Below is an opinion editorial by Clerk of the Circuit Court of Cook County, Iris Y. Martinez.
This week, the Chicago Tribune published an article by Laura Rodriguez Presa that provided the horrific details of the murder of Karina Gonzalez and her daughter in a domestic violence incident with her husband and the father of her children. He also shot their son, who thankfully survived and is reported to be recovering. Ms. Gonzalez’ story is heartbreaking.
Victims will not trust a system that will not protect them. Without the bravery of those who file protective and firearm restraining orders, both law enforcement and the court system do not have the tools to protect victims of abuse, their children, co-workers, neighbors, and communities. Many victims will never have the chance to become survivors.
Domestic violence incidents (as well as the increase in mass shootings) highlight the need for more use of our “red flag” laws, which are orders that allow law enforcement to temporarily remove firearms from an individual that poses a threat to themselves or others. Increased use would also provide situational awareness and increased safety for all criminal justice partners involved in the process. Waiting until a domestic situation escalates to a 911 call endangers everyone involved.
Although my office does not generally serve orders nor can my office arrest perpetrators, I am committed to providing the leadership needed to pursue a proactive approach for increased education and prevention. To begin, we will expand our law enforcement trainings on how to serve protective orders to augment the current system. We will provide information on how to seek these orders and ensure cultural competency and language assistance is available, and we will connect those seeking protective orders to critical support services.
I invite every stakeholder, advocacy group, and community provider to collaborate with us to increase access to housing, job placements, language assistance, mental health care, and other holistic services for victims, survivors, and their families.
During my first term as Clerk of the Circuit Court of Cook County, my administration has worked tirelessly to automate the two most antiquated, court record systems in the country. The two massive court systems, criminal and civil, required millions upon millions of files to be digitized and filed. This transformed the court systems top to bottom, and I am so proud of the work we have accomplished.
Besides efficiency in government, why is this important to all citizens?
Because the transparency we can now provide to the public will lead to impactful changes and contribute to the improvement of our public safety and health in Cook County.
Those in the legal profession appreciate the ability to file cases online, but the biggest impacts of these efforts are still in progress. Previously, the lack of available information from our court systems impacted everything from research opportunities to the ability of our community providers to acquire grant funding and other financial supports due to the lack of data available. It is now time to leverage these efforts to collaborate, innovate and improve public service to our citizens. This work is imperative, and to begin, we will be focusing on some of our most vulnerable populations: those who are filing protective orders and firearm restraining orders.

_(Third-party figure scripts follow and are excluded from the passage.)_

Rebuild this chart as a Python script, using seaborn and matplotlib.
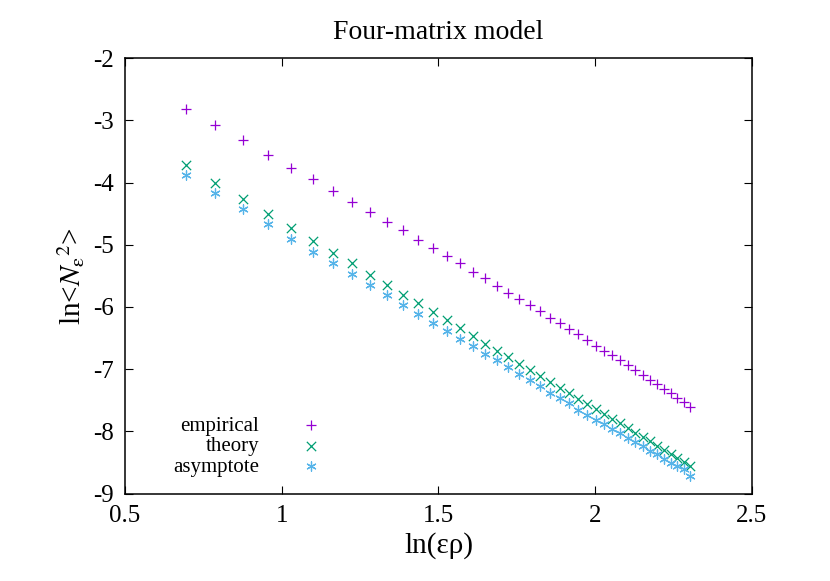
import numpy as np
import pandas as pd
import matplotlib
matplotlib.use("Agg")
import matplotlib.pyplot as plt
import seaborn as sns

# ── data ─────────────────────────────────────────────────────────────────────
eps_rho = [2.0, 2.2, 2.4, 2.6, 2.8, 3.0, 3.2, 3.4, 3.6, 3.8, 4.0, 4.2, 4.4, 4.6,
           4.8, 5.0, 5.2, 5.4, 5.6, 5.8, 6.0, 6.2, 6.4, 6.6, 6.8, 7.0, 7.2, 7.4,
           7.6, 7.8, 8.0, 8.2, 8.4, 8.6, 8.8, 9.0, 9.2, 9.4, 9.6, 9.8, 10.0]
empirical = [-2.82, -3.08, -3.32, -3.55, -3.76, -3.95, -4.14, -4.31, -4.47, -4.63,
             -4.77, -4.92, -5.05, -5.18, -5.30, -5.43, -5.54, -5.66, -5.77, -5.87,
             -5.97, -6.07, -6.17, -6.26, -6.35, -6.44, -6.53, -6.62, -6.70, -6.78,
             -6.86, -6.94, -7.02, -7.09, -7.17, -7.24, -7.32, -7.39, -7.46, -7.53, -7.60]
theory = [-3.72, -4.01, -4.26, -4.51, -4.73, -4.94, -5.13, -5.30, -5.48, -5.64,
          -5.80, -5.94, -6.08, -6.21, -6.34, -6.46, -6.59, -6.70, -6.81, -6.91,
          -7.01, -7.11, -7.20, -7.30, -7.39, -7.48, -7.56, -7.64, -7.72, -7.80,
          -7.87, -7.95, -8.02, -8.09, -8.16, -8.23, -8.30, -8.37, -8.43, -8.49, -8.55]
asymptote = [-3.88, -4.17, -4.43, -4.67, -4.90, -5.11, -5.29, -5.47, -5.65, -5.81,
             -5.97, -6.11, -6.25, -6.38, -6.51, -6.63, -6.75, -6.86, -6.96, -7.08,
             -7.18, -7.27, -7.38, -7.47, -7.55, -7.65, -7.73, -7.81, -7.88, -7.96,
             -8.03, -8.10, -8.17, -8.24, -8.31, -8.37, -8.44, -8.50, -8.55, -8.61, -8.71]

x = np.log(eps_rho)
df = pd.DataFrame({"x": np.tile(x, 3),
                   "y": empirical + theory + asymptote,
                   "series": ["empirical"] * 41 + ["theory"] * 41 + ["asymptote"] * 41})

# ── style ────────────────────────────────────────────────────────────────────
sns.set_style("ticks")
plt.rcParams["font.family"] = ["Liberation Serif", "DejaVu Serif"]
plt.rcParams["mathtext.fontset"] = "stix"
plt.rcParams["axes.unicode_minus"] = False
for k in ["text.color", "axes.labelcolor", "xtick.color", "ytick.color", "axes.edgecolor"]:
    plt.rcParams[k] = "black"

fig = plt.figure(figsize=(8.3, 5.81), dpi=100)
ax = fig.add_axes([0.1506, 0.1504, 0.7554, 0.7496])

colors = {"empirical": "#9400d3", "theory": "#009e73", "asymptote": "#56b4e9"}
markers = {"empirical": "+", "theory": "x", "asymptote": (6, 2, 0)}
for name in ["empirical", "theory", "asymptote"]:
    sub = df[df["series"] == name]
    sns.scatterplot(data=sub, x="x", y="y", ax=ax, color=colors[name],
                    marker=markers[name], s=45, linewidth=0.9, label=name)

ax.set_xlim(0.5, 2.5)
ax.set_ylim(-9, -2)
ax.set_xticks([0.5, 1, 1.5, 2, 2.5])
ax.set_xticklabels(["0.5", "1", "1.5", "2", "2.5"])
ax.set_yticks(range(-9, -1))
ax.tick_params(direction="in", top=True, right=True, labelsize=18, length=6, pad=8)
for sp in ax.spines.values():
    sp.set_linewidth(1.1)

ax.set_title("Four-matrix model", fontsize=20, pad=14)
ax.set_xlabel("ln(ερ)", fontsize=21)
ax.set_ylabel(r"ln<$N_{\mathrm{ε}}{}^2$>", fontsize=21)

ax.legend(loc="lower left", markerfirst=False, frameon=False, fontsize=15,
          handletextpad=1.5, borderaxespad=0.4, labelspacing=0.05,
          bbox_to_anchor=(0.05, 0.0))
for t in ax.get_legend().get_texts():
    t.set_ha("right")
ax.get_legend()._legend_box.align = "right"

fig.savefig("out.png", dpi=100)
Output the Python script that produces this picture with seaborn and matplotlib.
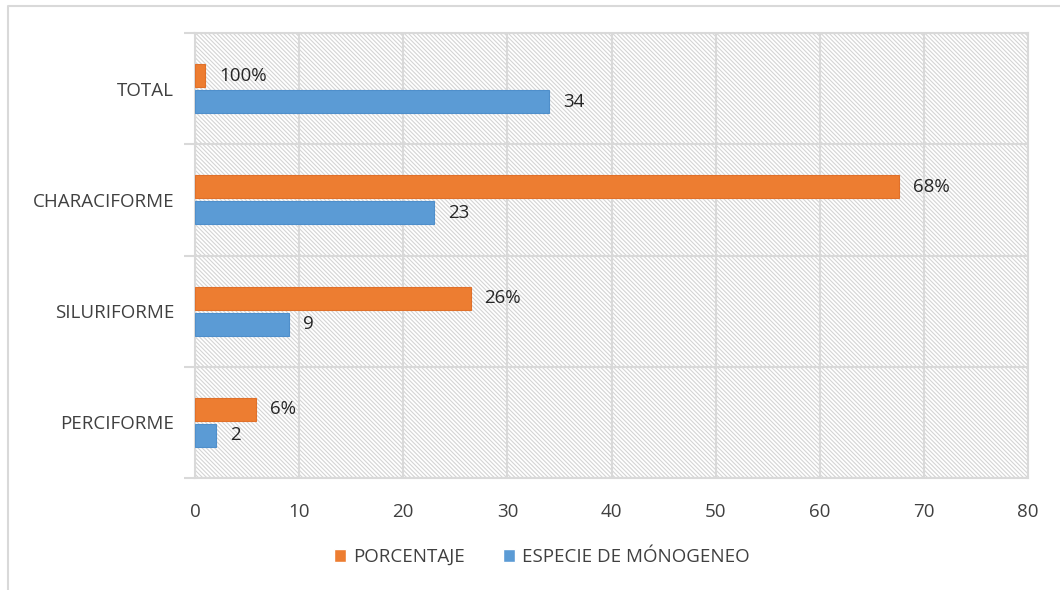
import matplotlib
matplotlib.use('Agg')
import matplotlib.pyplot as plt
from matplotlib.patches import Rectangle
from matplotlib.lines import Line2D
import seaborn as sns
import pandas as pd

# data
categorias = ['TOTAL', 'CHARACIFORME', 'SILURIFORME', 'PERCIFORME']
porcentaje = [1, 67.65, 26.47, 5.88]
etiquetas_pct = ['100%', '68%', '26%', '6%']
especies = [34, 23, 9, 2]
etiquetas_esp = ['34', '23', '9', '2']
series = ['PORCENTAJE', 'ESPECIE DE MÓNOGENEO']
colores = ['#ED7D31', '#5B9BD5']
bordes = ['#E0702A', '#4F8FCB']
xticks = [0, 10, 20, 30, 40, 50, 60, 70, 80]

df = pd.DataFrame({
    'categoria': categorias * 2,
    'valor': porcentaje + especies,
    'serie': [series[0]] * 4 + [series[1]] * 4,
})

sns.set_theme(style='white')
plt.rcParams['font.family'] = ['Open Sans', 'DejaVu Sans']
plt.rcParams['hatch.linewidth'] = 0.8
plt.rcParams['hatch.color'] = '#D4D4D4'

fig = plt.figure(figsize=(10.6, 5.9), dpi=100)
ax = fig.add_axes([195 / 1060, 1 - 478 / 590, (1028 - 195) / 1060, (478 - 33) / 590])

# hatched plot area
ax.add_patch(Rectangle((0, 0), 1, 1, transform=ax.transAxes, facecolor='white',
                       edgecolor='#D4D4D4', hatch=chr(92) * 8, lw=0, zorder=0))

sns.barplot(data=df, x='valor', y='categoria', hue='serie', order=categorias,
            hue_order=series, palette=colores, saturation=1, orient='h',
            width=0.47, gap=0.12, ax=ax, legend=True, zorder=3)

for cont, borde, labs in zip(ax.containers, bordes, [etiquetas_pct, etiquetas_esp]):
    for bar in cont:
        bar.set_edgecolor(borde)
        bar.set_linewidth(0.8)
    ax.bar_label(cont, labels=labs, padding=10, fontsize=13.5, color='#262626')

ax.set_xlim(0, 80)
ax.set_ylim(3.5, -0.5)
ax.set_xticks(xticks)
ax.set_xticklabels([str(t) for t in xticks])
ax.set_yticks(range(len(categorias)), labels=categorias)
ax.set_yticks([-0.5, 0.5, 1.5, 2.5, 3.5], minor=True)
ax.grid(True, axis='x', color='#D9D9D9', lw=1.5, zorder=1)
ax.grid(True, axis='y', which='minor', color='#D9D9D9', lw=1.5, zorder=1)
ax.grid(False, axis='y', which='major')
ax.set_axisbelow(True)
ax.tick_params(axis='y', which='major', length=0, pad=15, labelsize=13.5, labelcolor='#404040')
ax.tick_params(axis='y', which='minor', length=8, width=1.5, color='#D9D9D9', left=True)
ax.tick_params(axis='x', length=0, pad=18, labelsize=13.5, labelcolor='#404040')
for s in ax.spines.values():
    s.set_color('#D9D9D9')
    s.set_linewidth(1.5)
ax.set_xlabel('')
ax.set_ylabel('')

h, l = ax.get_legend_handles_labels()
ax.get_legend().remove()
fig.legend(h, l, loc='center', bbox_to_anchor=(542 / 1060, 1 - 557 / 590), ncol=2,
           frameon=False, fontsize=13.5, handlelength=0.65, handleheight=0.65,
           handletextpad=0.4, columnspacing=2.0, labelcolor='#404040')

# chart frame: only top and left edges are visible
fig.add_artist(Line2D([8 / 1060, 8 / 1060, 1], [0, 1 - 6 / 590, 1 - 6 / 590],
                      transform=fig.transFigure, color='#D9D9D9', lw=1.5))

fig.savefig('out.png', dpi=100)
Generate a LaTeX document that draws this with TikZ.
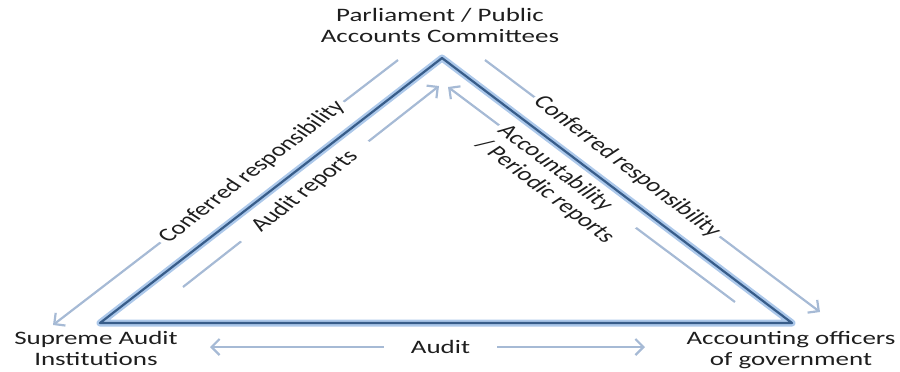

In the fall, I will be in Springfield armed with new data, fighting for further reforms to our laws and proposing legislation to safeguard our communities.
My message to those who are struggling today with any form of abuse is one of hope. There are many survivors thriving in our communities, and I am committed to providing a pathway forward for you and your loved ones to be safe.
On November 3, 2020, Clerk Iris Y. Martinez made history when elected as the first Latina Clerk of the Circuit Court of Cook County, the largest of the 24 judicial circuits in Illinois as well as one of the largest unified court systems in the world.
Since the Clerk took office on December 1, 2020, she has centered efforts on the statutory duties and responsibilities of the Office while supporting her mission to update and increase the use of technology, transform operations, and increase transparency while providing the proper COVID-19 safeguards at all our locations for our employees and constituents.